The salary increases had been made in lieu of the previous policy of paying overtime hours to the officials, running about $35,000 total for the three positions in overtime in the last year and the same in the new salary increases when all three went to salary-only pay.
White said wanted a more objective salary study done and that she felt the money could instead be used to hire an additional employee to help them with their duties, as well as to possibly alleviate any cost for any additional police overtime hours.
The council candidate also had objections to the town manager’s use of a town car and town-paid fuel costs for his commute to and from his home in Denton, Md. She encouraged the council to look at the perk and at ways in which its expense to the town might be reduced.
White also looked for additional revenue sources in the budget, suggesting the idea of a town fuel tax might be investigated if a proposed gas station project were to be approved, as well as encouraging the town to aim for more than $2,400 in net revenue from its central water system once its 20-year debt on construction costs is paid.
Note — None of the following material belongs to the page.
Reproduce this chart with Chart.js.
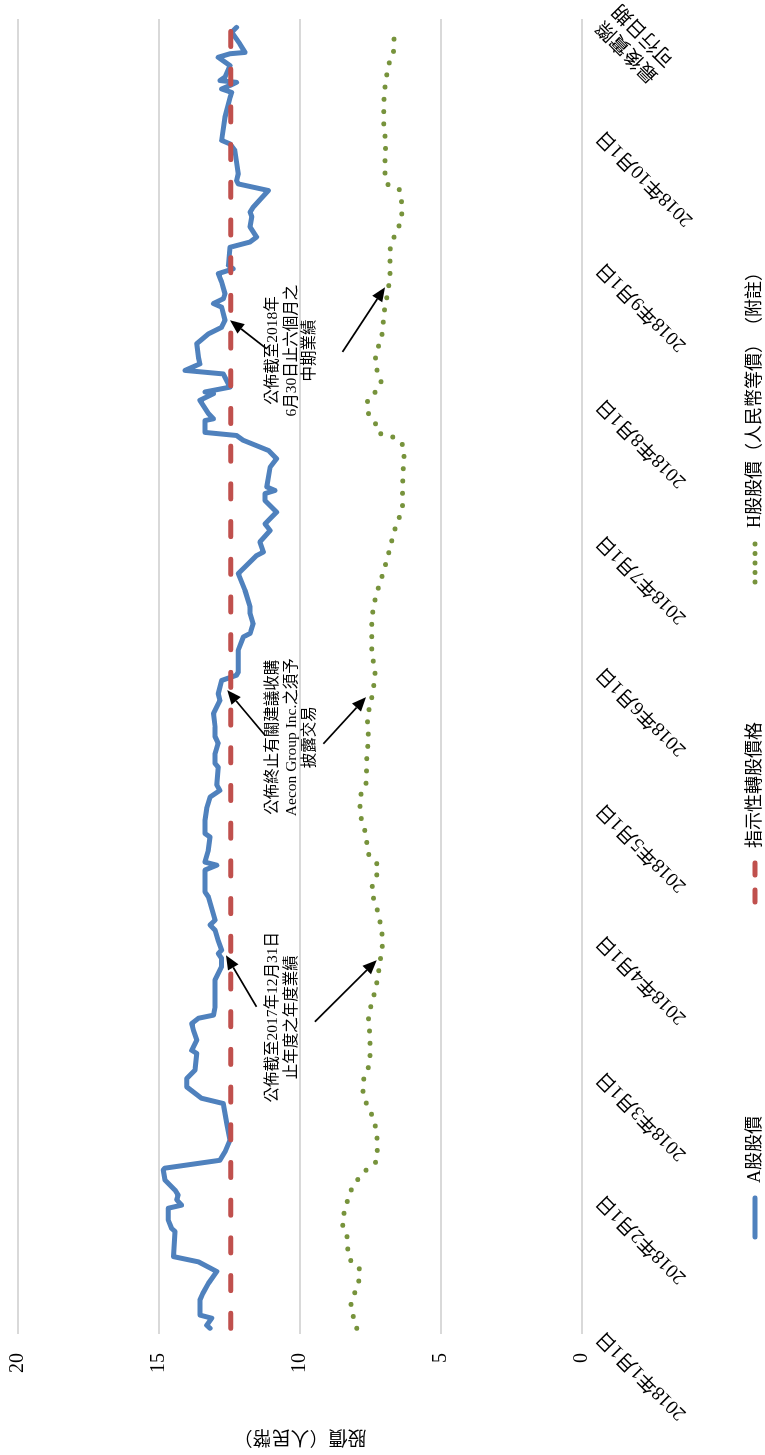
<!DOCTYPE html>
<html>
<head>
<meta charset="utf-8">
<script src="https://cdn.jsdelivr.net/npm/chart.js@4.4.0/dist/chart.umd.min.js"></script>
<style>
    html, body { margin: 0; padding: 0; background: #fff; }
    body { width: 765px; height: 1455px; overflow: hidden; position: relative; }
    /* el gráfico original es apaisado y está girado 90° a la izquierda */
    #giro { position: absolute; left: 0; top: 0; width: 1455px; height: 765px;
            transform-origin: 0 0; transform: translateY(1455px) rotate(-90deg); }
    canvas { display: block; }
</style>
</head>
<body>
<div id="giro"><canvas id="chartPrecios" width="1455" height="765"></canvas></div>
<script>
// días contados desde el 1 de enero de 2018
const diasA = [1.3, 2.0, 3.6, 4.3, 7.7, 9.2, 11.5, 14.2, 16.4, 17.6,
    23.3, 24.0, 25.9, 28.6, 29.3, 30.5, 31.6, 32.7, 35.0, 37.3,
    37.7, 39.5, 41.4, 44.1, 47.9, 52.4, 53.6, 56.2, 58.1, 60.0,
    63.8, 64.5, 66.8, 69.1, 70.6, 71.8, 72.5, 74.4, 80.5, 83.5,
    85.4, 86.5, 87.3, 89.5, 91.8, 93.0, 94.1, 99.4, 100.5, 105.5,
    106.6, 107.3, 110.0, 113.0, 113.8, 116.8, 119.5, 122.1, 123.6, 124.8,
    128.9, 129.7, 132.0, 134.3, 135.8, 138.0, 141.1, 144.1, 145.6, 148.6,
    149.0, 149.8, 150.5, 155.5, 158.5, 159.3, 161.5, 163.8, 165.3, 169.1,
    172.9, 175.2, 177.0, 177.8, 180.1, 182.7, 184.2, 186.9, 189.5, 191.1,
    191.8, 192.6, 197.1, 199.0, 200.9, 203.2, 204.3, 205.0, 207.7, 208.1,
    209.3, 212.3, 213.8, 214.2, 215.3, 218.3, 219.1, 220.6, 222.0, 225.2,
    227.4, 228.9, 230.5, 233.5, 234.3, 235.4, 236.5, 239.2, 241.1, 242.2,
    243.0, 247.1, 248.3, 249.4, 251.7, 254.0, 255.1, 256.2, 260.0, 261.5,
    262.3, 263.8, 269.1, 270.6, 271.4, 276.7, 281.2, 282.3, 283.1, 283.9,
    284.6, 285.0, 285.8, 288.4, 290.3, 291.1, 291.4, 293.3, 296.0, 297.1];
const precioA = [13.19, 13.31, 13.13, 13.55, 13.55, 13.45, 13.25, 12.95, 13.60, 14.49,
    14.43, 14.55, 14.67, 14.67, 14.20, 14.37, 14.32, 14.43, 14.79, 14.85,
    14.80, 12.84, 12.66, 12.48, 12.60, 12.72, 13.49, 14.02, 14.02, 13.72,
    13.66, 13.84, 13.66, 13.78, 13.84, 13.60, 13.07, 13.01, 13.01, 12.78,
    12.78, 12.90, 12.78, 12.90, 13.01, 13.19, 13.01, 13.25, 13.37, 13.37,
    12.95, 13.37, 13.25, 13.19, 13.37, 13.37, 13.31, 13.19, 12.84, 12.95,
    12.90, 13.01, 13.01, 12.90, 13.01, 13.01, 13.07, 12.84, 12.90, 12.78,
    12.60, 12.25, 12.19, 12.19, 12.01, 11.77, 11.66, 11.77, 11.77, 11.95,
    12.19, 11.83, 11.54, 11.30, 11.42, 11.06, 11.24, 10.83, 11.24, 11.24,
    10.89, 11.18, 11.06, 10.83, 11.12, 12.01, 12.25, 13.37, 13.37, 13.07,
    13.25, 13.55, 13.07, 13.37, 12.48, 12.72, 14.08, 13.55, 13.60, 13.66,
    13.25, 12.78, 12.66, 12.78, 13.07, 12.72, 12.66, 12.78, 12.90, 12.37,
    12.54, 12.48, 11.77, 11.54, 11.77, 11.71, 11.77, 11.66, 11.12, 12.19,
    12.25, 12.19, 12.31, 12.48, 12.78, 12.66, 12.48, 12.42, 12.78, 12.48,
    12.25, 12.84, 12.66, 12.48, 12.90, 12.48, 11.95, 12.13, 12.42, 12.25];

const diasH = [1.3, 6.8, 9.7, 12.5, 15.1, 17.1, 22.6, 25.4, 28.3, 33.6,
    37.8, 39.5, 42.6, 48.5, 53.8, 56.6, 62.3, 68.0, 70.6, 79.2,
    85.0, 89.2, 94.8, 97.9, 100.8, 103.5, 106.2, 108.3, 113.4, 119.1,
    122.0, 124.8, 130.2, 135.9, 139.2, 144.7, 150.0, 155.8, 161.1, 166.8,
    172.5, 178.0, 183.1, 188.3, 193.9, 199.8, 202.7, 204.2, 204.9, 207.1,
    209.5, 212.3, 214.4, 216.7, 218.9, 221.5, 227.0, 232.6, 238.0, 240.8,
    246.7, 252.0, 255.0, 260.2, 261.4, 264.2, 270.1, 275.9, 281.8, 285.8,
    288.6, 291.3, 294.2, 296.6];
const precioH = [7.99, 8.19, 8.04, 7.91, 7.90, 8.25, 8.34, 8.51, 8.40, 8.11,
    7.58, 7.28, 7.26, 7.38, 7.72, 7.78, 7.52, 7.52, 7.58, 7.30,
    7.15, 7.08, 7.20, 7.32, 7.47, 7.33, 7.20, 7.51, 7.66, 7.87,
    7.87, 7.66, 7.64, 7.58, 7.61, 7.46, 7.34, 7.46, 7.46, 7.34,
    7.08, 6.84, 6.63, 6.37, 6.36, 6.31, 6.42, 6.81, 7.22, 7.33,
    7.58, 7.61, 7.30, 7.13, 7.26, 7.33, 7.10, 7.01, 6.86, 6.81,
    6.80, 6.49, 6.39, 6.48, 6.89, 6.99, 6.97, 7.03, 7.01, 6.93,
    6.86, 6.69, 6.67, 6.51];

const precioConversion = 12.46;

const diasTicks = [0, 31, 59, 90, 120, 151, 181, 212, 243, 273, 298];
const etiquetasTicks = ['2018年1月1日', '2018年2月1日', '2018年3月1日', '2018年4月1日',
    '2018年5月1日', '2018年6月1日', '2018年7月1日', '2018年8月1日', '2018年9月1日',
    '2018年10月1日', ['最後實際', '可行日期']];

const nombresSeries = ['A股股價', '指示性轉股價格', 'H股股價（人民幣等價）　（附註）'];

// notas: texto centrado en [día, precio], flechas [día, precio] -> [día, precio]
const notas = [
    { dia: 72.0, precio: 10.95, lineas: ['公佈截至2017年12月31日', '止年度之年度業績'],
      flechas: [[74.4, 11.54, 86.1, 12.62], [71.0, 9.47, 85.0, 7.28]] },
    { dia: 135.7, precio: 10.95, lineas: ['公佈終止有關建議收購', 'Aecon Group Inc.之須予', '披露交易'],
      flechas: [[136.1, 11.24, 146.4, 12.58], [134.2, 9.17, 144.8, 7.66]] },
    { dia: 223.6, precio: 10.95, lineas: ['公佈截至2018年', '6月30日止六個月之', '中期業績'],
      flechas: [[224.0, 11.18, 230.5, 12.48], [223.3, 8.49, 238.0, 6.99]] }
];

const FUENTE = '"Liberation Serif", "Noto Sans CJK TC", serif';
Chart.defaults.font.family = FUENTE;
Chart.defaults.color = '#000';

const notasPlugin = {
    id: 'notas',
    afterDatasetsDraw(chart) {
        const { ctx, scales: { x, y } } = chart;
        ctx.save();
        ctx.font = '15.5px ' + FUENTE;
        ctx.fillStyle = '#000';
        ctx.textAlign = 'center';
        ctx.textBaseline = 'middle';
        notas.forEach(n => {
            const cx = x.getPixelForValue(n.dia);
            const cy = y.getPixelForValue(n.precio);
            n.lineas.forEach((t, i) => ctx.fillText(t, cx, cy + i * 18.5));
            n.flechas.forEach(f => {
                const x0 = x.getPixelForValue(f[0]), y0 = y.getPixelForValue(f[1]);
                const x1 = x.getPixelForValue(f[2]), y1 = y.getPixelForValue(f[3]);
                const ang = Math.atan2(y1 - y0, x1 - x0);
                const largo = 14, ancho = 6;
                const bx = x1 - largo * Math.cos(ang), by = y1 - largo * Math.sin(ang);
                ctx.strokeStyle = '#000';
                ctx.lineWidth = 1.7;
                ctx.beginPath();
                ctx.moveTo(x0, y0);
                ctx.lineTo(bx, by);
                ctx.stroke();
                ctx.beginPath();
                ctx.moveTo(x1, y1);
                ctx.lineTo(bx + ancho * Math.sin(ang), by - ancho * Math.cos(ang));
                ctx.lineTo(bx - ancho * Math.sin(ang), by + ancho * Math.cos(ang));
                ctx.closePath();
                ctx.fill();
            });
        });
        ctx.restore();
    }
};

// leyenda dibujada a mano: Excel reparte los elementos con huecos desiguales
const inicioLeyenda = [215, 550, 870];
const leyendaPlugin = {
    id: 'leyendaPropia',
    afterDraw(chart) {
        const ctx = chart.ctx;
        const trazos = [[], [12, 15], [0, 9.5]];
        const muestra = 45, sep = 12;
        const py = chart.height - 10;
        ctx.save();
        ctx.font = '18px ' + FUENTE;
        chart.data.datasets.forEach((ds, i) => {
            const px = inicioLeyenda[i];
            ctx.beginPath();
            ctx.strokeStyle = ds.borderColor;
            ctx.lineWidth = 5;
            ctx.lineCap = 'round';
            ctx.setLineDash(trazos[i]);
            ctx.moveTo(px + 3, py);
            ctx.lineTo(px + muestra - 3, py);
            ctx.stroke();
            ctx.setLineDash([]);
            ctx.fillStyle = '#000';
            ctx.textAlign = 'left';
            ctx.textBaseline = 'middle';
            ctx.fillText(ds.label, px + muestra + sep, py);
        });
        ctx.restore();
    }
};

const ctx = document.getElementById('chartPrecios').getContext('2d');
new Chart(ctx, {
    type: 'line',
    data: {
        datasets: [{
            label: nombresSeries[0],
            data: diasA.map((d, i) => ({ x: d, y: precioA[i] })),
            borderColor: '#4f81bd', borderWidth: 5, pointRadius: 0, tension: 0,
            borderJoinStyle: 'round', borderCapStyle: 'round', order: 1
        }, {
            label: nombresSeries[1],
            data: [{ x: diasA[0], y: precioConversion }, { x: diasA[diasA.length - 1], y: precioConversion }],
            borderColor: '#c0504d', borderWidth: 5, pointRadius: 0,
            borderDash: [15, 22.7], borderCapStyle: 'round', order: 0
        }, {
            label: nombresSeries[2],
            data: diasH.map((d, i) => ({ x: d, y: precioH[i] })),
            borderColor: '#77933c', borderWidth: 5, pointRadius: 0,
            cubicInterpolationMode: 'monotone',
            borderDash: [0, 12.3], borderCapStyle: 'round', order: 2
        }]
    },
    options: {
        responsive: false,
        animation: false,
        layout: { padding: { left: 0, right: 19, top: 18, bottom: 0 } },
        plugins: { legend: { display: false }, tooltip: { enabled: false } },
        scales: {
            x: {
                type: 'linear', min: 0, max: 299,
                grid: { display: false, drawTicks: false },
                border: { display: false },
                afterBuildTicks: s => { s.ticks = diasTicks.map(v => ({ value: v })); },
                afterFit: s => { s.height = 183; s.paddingLeft = 0; s.paddingRight = 0; },
                ticks: {
                    autoSkip: false, minRotation: 45, maxRotation: 45, padding: 10,
                    font: { size: 19.5 }, color: '#000',
                    callback: (v, i) => etiquetasTicks[i]
                }
            },
            y: {
                min: 0, max: 20,
                grid: { color: '#d9d9d9', lineWidth: 2, drawTicks: false },
                border: { display: false },
                afterFit: s => { s.width = 121; s.paddingTop = 0; s.paddingBottom = 0; },
                ticks: { stepSize: 5, padding: 19, font: { size: 20 }, color: '#000' },
                title: { display: true, text: '股價（人民幣）', font: { size: 19 }, color: '#000',
                         padding: { top: 8, bottom: 0 } }
            }
        }
    },
    plugins: [notasPlugin, leyendaPlugin]
});
</script>
</body>
</html>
Thomas objected to the latter notion, noting that the intent was to run the water system as a non-profit with revenue only aimed to cover expenses and create a long-term reserve for maintenance and other needs. Increasing “profit,” he said, would not sit well with the system’s users – the town’s residents – who would themselves have to pay a higher water rate to create that revenue.
“You can’t take revenue from people paying the water bills and then use it for general expenses,” he emphasized before the council concluded its budget business on Tuesday night with the 3-2 vote to adopt both the 2009-fiscal-year budget and the five-year capital plan.
Council members also voted Tuesday to cancel their planned March 18 council workshop, and Meredith reminded those in attendance about the planned March 19 candidates’ night, at which the four candidates for the District 3 seat and two candidates for mayor will be able to speak to potential voters.
Amendt is yielding his seat representing District 3 after reaching term limitations of two three-year terms.